Transcribe the entries that follow exactly as they appear, minus pictures.

## Material to process
## START
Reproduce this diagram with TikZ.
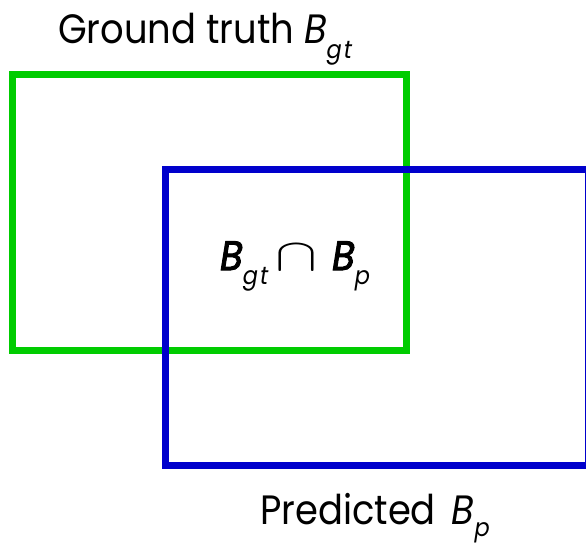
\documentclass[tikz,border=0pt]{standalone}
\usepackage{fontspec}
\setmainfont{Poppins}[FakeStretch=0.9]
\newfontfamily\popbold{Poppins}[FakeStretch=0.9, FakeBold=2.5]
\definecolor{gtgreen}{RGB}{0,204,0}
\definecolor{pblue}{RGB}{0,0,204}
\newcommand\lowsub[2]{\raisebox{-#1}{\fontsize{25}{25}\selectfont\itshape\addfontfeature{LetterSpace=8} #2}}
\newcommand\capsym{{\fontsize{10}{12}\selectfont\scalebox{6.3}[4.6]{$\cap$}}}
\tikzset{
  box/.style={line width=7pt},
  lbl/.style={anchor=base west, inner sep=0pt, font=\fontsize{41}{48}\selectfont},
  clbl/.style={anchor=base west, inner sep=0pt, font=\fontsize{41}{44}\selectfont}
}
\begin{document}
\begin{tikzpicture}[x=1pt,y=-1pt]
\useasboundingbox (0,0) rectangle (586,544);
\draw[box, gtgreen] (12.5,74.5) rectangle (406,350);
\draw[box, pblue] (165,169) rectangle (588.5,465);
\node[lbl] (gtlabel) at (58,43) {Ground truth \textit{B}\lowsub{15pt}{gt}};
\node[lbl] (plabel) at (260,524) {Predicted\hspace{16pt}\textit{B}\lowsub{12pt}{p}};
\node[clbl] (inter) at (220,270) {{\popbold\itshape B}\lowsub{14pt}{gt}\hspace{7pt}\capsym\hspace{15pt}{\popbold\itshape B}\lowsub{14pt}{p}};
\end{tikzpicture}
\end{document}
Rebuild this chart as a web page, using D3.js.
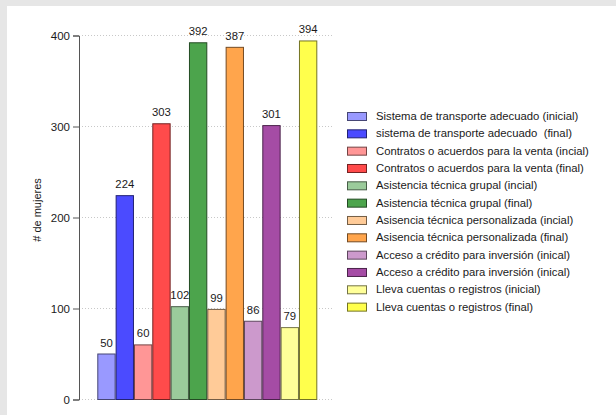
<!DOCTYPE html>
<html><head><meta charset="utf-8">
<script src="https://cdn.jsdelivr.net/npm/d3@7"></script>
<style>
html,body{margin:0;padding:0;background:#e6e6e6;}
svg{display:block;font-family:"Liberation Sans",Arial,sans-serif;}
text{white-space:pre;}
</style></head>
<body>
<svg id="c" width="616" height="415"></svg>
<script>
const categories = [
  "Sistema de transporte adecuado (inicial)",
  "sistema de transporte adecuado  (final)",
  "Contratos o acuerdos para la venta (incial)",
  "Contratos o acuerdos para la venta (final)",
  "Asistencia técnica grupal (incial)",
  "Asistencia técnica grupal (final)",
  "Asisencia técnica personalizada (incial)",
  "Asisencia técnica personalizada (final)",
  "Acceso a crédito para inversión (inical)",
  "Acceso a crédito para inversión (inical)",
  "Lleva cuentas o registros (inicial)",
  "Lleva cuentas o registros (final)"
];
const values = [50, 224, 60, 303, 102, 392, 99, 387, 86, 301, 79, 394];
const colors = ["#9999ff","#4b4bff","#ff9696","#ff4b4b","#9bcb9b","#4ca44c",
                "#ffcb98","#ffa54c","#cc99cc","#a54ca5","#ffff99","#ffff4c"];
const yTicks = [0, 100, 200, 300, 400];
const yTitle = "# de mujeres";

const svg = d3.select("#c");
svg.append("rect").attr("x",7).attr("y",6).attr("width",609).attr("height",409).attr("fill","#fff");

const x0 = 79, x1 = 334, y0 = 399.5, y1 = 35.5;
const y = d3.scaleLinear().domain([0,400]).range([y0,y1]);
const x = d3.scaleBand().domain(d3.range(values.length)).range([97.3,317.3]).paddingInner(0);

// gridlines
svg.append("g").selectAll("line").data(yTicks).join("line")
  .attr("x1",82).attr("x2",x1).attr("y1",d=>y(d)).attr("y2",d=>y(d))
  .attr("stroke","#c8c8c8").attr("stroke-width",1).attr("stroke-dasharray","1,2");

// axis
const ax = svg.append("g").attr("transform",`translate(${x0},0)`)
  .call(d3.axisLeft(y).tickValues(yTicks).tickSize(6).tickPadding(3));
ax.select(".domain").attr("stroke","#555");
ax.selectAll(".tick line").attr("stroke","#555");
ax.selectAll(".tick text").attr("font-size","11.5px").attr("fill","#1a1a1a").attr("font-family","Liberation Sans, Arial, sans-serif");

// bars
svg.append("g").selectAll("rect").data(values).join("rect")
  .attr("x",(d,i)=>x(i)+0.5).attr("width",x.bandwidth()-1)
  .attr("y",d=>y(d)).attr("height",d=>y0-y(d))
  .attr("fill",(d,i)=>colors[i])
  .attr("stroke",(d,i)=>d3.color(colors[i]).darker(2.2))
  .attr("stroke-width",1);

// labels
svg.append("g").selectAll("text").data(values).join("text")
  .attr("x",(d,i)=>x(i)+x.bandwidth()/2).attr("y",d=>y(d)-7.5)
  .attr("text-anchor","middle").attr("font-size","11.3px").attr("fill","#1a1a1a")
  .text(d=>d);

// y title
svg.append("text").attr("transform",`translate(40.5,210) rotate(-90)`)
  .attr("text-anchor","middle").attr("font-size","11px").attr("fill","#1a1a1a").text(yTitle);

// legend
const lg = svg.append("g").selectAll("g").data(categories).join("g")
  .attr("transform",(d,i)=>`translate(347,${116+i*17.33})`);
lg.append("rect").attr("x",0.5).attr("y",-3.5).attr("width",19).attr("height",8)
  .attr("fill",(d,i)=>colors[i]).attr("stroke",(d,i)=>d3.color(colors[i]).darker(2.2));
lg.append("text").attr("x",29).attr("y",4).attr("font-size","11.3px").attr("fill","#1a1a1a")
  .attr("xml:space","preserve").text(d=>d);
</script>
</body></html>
## END
## Answer to this problem
Reproduce this diagram with TikZ.
\documentclass[tikz,border=0pt]{standalone}
\usepackage{fontspec}
\setmainfont{Poppins}[FakeStretch=0.9]
\newfontfamily\popbold{Poppins}[FakeStretch=0.9, FakeBold=2.5]
\definecolor{gtgreen}{RGB}{0,204,0}
\definecolor{pblue}{RGB}{0,0,204}
\newcommand\lowsub[2]{\raisebox{-#1}{\fontsize{25}{25}\selectfont\itshape\addfontfeature{LetterSpace=8} #2}}
\newcommand\capsym{{\fontsize{10}{12}\selectfont\scalebox{6.3}[4.6]{$\cap$}}}
\tikzset{
  box/.style={line width=7pt},
  lbl/.style={anchor=base west, inner sep=0pt, font=\fontsize{41}{48}\selectfont},
  clbl/.style={anchor=base west, inner sep=0pt, font=\fontsize{41}{44}\selectfont}
}
\begin{document}
\begin{tikzpicture}[x=1pt,y=-1pt]
\useasboundingbox (0,0) rectangle (586,544);
\draw[box, gtgreen] (12.5,74.5) rectangle (406,350);
\draw[box, pblue] (165,169) rectangle (588.5,465);
\node[lbl] (gtlabel) at (58,43) {Ground truth \textit{B}\lowsub{15pt}{gt}};
\node[lbl] (plabel) at (260,524) {Predicted\hspace{16pt}\textit{B}\lowsub{12pt}{p}};
\node[clbl] (inter) at (220,270) {{\popbold\itshape B}\lowsub{14pt}{gt}\hspace{7pt}\capsym\hspace{15pt}{\popbold\itshape B}\lowsub{14pt}{p}};
\end{tikzpicture}
\end{document}
Rebuild this chart as a web page, using D3.js.
<!DOCTYPE html>
<html><head><meta charset="utf-8">
<script src="https://cdn.jsdelivr.net/npm/d3@7"></script>
<style>
html,body{margin:0;padding:0;background:#e6e6e6;}
svg{display:block;font-family:"Liberation Sans",Arial,sans-serif;}
text{white-space:pre;}
</style></head>
<body>
<svg id="c" width="616" height="415"></svg>
<script>
const categories = [
  "Sistema de transporte adecuado (inicial)",
  "sistema de transporte adecuado  (final)",
  "Contratos o acuerdos para la venta (incial)",
  "Contratos o acuerdos para la venta (final)",
  "Asistencia técnica grupal (incial)",
  "Asistencia técnica grupal (final)",
  "Asisencia técnica personalizada (incial)",
  "Asisencia técnica personalizada (final)",
  "Acceso a crédito para inversión (inical)",
  "Acceso a crédito para inversión (inical)",
  "Lleva cuentas o registros (inicial)",
  "Lleva cuentas o registros (final)"
];
const values = [50, 224, 60, 303, 102, 392, 99, 387, 86, 301, 79, 394];
const colors = ["#9999ff","#4b4bff","#ff9696","#ff4b4b","#9bcb9b","#4ca44c",
                "#ffcb98","#ffa54c","#cc99cc","#a54ca5","#ffff99","#ffff4c"];
const yTicks = [0, 100, 200, 300, 400];
const yTitle = "# de mujeres";

const svg = d3.select("#c");
svg.append("rect").attr("x",7).attr("y",6).attr("width",609).attr("height",409).attr("fill","#fff");

const x0 = 79, x1 = 334, y0 = 399.5, y1 = 35.5;
const y = d3.scaleLinear().domain([0,400]).range([y0,y1]);
const x = d3.scaleBand().domain(d3.range(values.length)).range([97.3,317.3]).paddingInner(0);

// gridlines
svg.append("g").selectAll("line").data(yTicks).join("line")
  .attr("x1",82).attr("x2",x1).attr("y1",d=>y(d)).attr("y2",d=>y(d))
  .attr("stroke","#c8c8c8").attr("stroke-width",1).attr("stroke-dasharray","1,2");

// axis
const ax = svg.append("g").attr("transform",`translate(${x0},0)`)
  .call(d3.axisLeft(y).tickValues(yTicks).tickSize(6).tickPadding(3));
ax.select(".domain").attr("stroke","#555");
ax.selectAll(".tick line").attr("stroke","#555");
ax.selectAll(".tick text").attr("font-size","11.5px").attr("fill","#1a1a1a").attr("font-family","Liberation Sans, Arial, sans-serif");

// bars
svg.append("g").selectAll("rect").data(values).join("rect")
  .attr("x",(d,i)=>x(i)+0.5).attr("width",x.bandwidth()-1)
  .attr("y",d=>y(d)).attr("height",d=>y0-y(d))
  .attr("fill",(d,i)=>colors[i])
  .attr("stroke",(d,i)=>d3.color(colors[i]).darker(2.2))
  .attr("stroke-width",1);

// labels
svg.append("g").selectAll("text").data(values).join("text")
  .attr("x",(d,i)=>x(i)+x.bandwidth()/2).attr("y",d=>y(d)-7.5)
  .attr("text-anchor","middle").attr("font-size","11.3px").attr("fill","#1a1a1a")
  .text(d=>d);

// y title
svg.append("text").attr("transform",`translate(40.5,210) rotate(-90)`)
  .attr("text-anchor","middle").attr("font-size","11px").attr("fill","#1a1a1a").text(yTitle);

// legend
const lg = svg.append("g").selectAll("g").data(categories).join("g")
  .attr("transform",(d,i)=>`translate(347,${116+i*17.33})`);
lg.append("rect").attr("x",0.5).attr("y",-3.5).attr("width",19).attr("height",8)
  .attr("fill",(d,i)=>colors[i]).attr("stroke",(d,i)=>d3.color(colors[i]).darker(2.2));
lg.append("text").attr("x",29).attr("y",4).attr("font-size","11.3px").attr("fill","#1a1a1a")
  .attr("xml:space","preserve").text(d=>d);
</script>
</body></html>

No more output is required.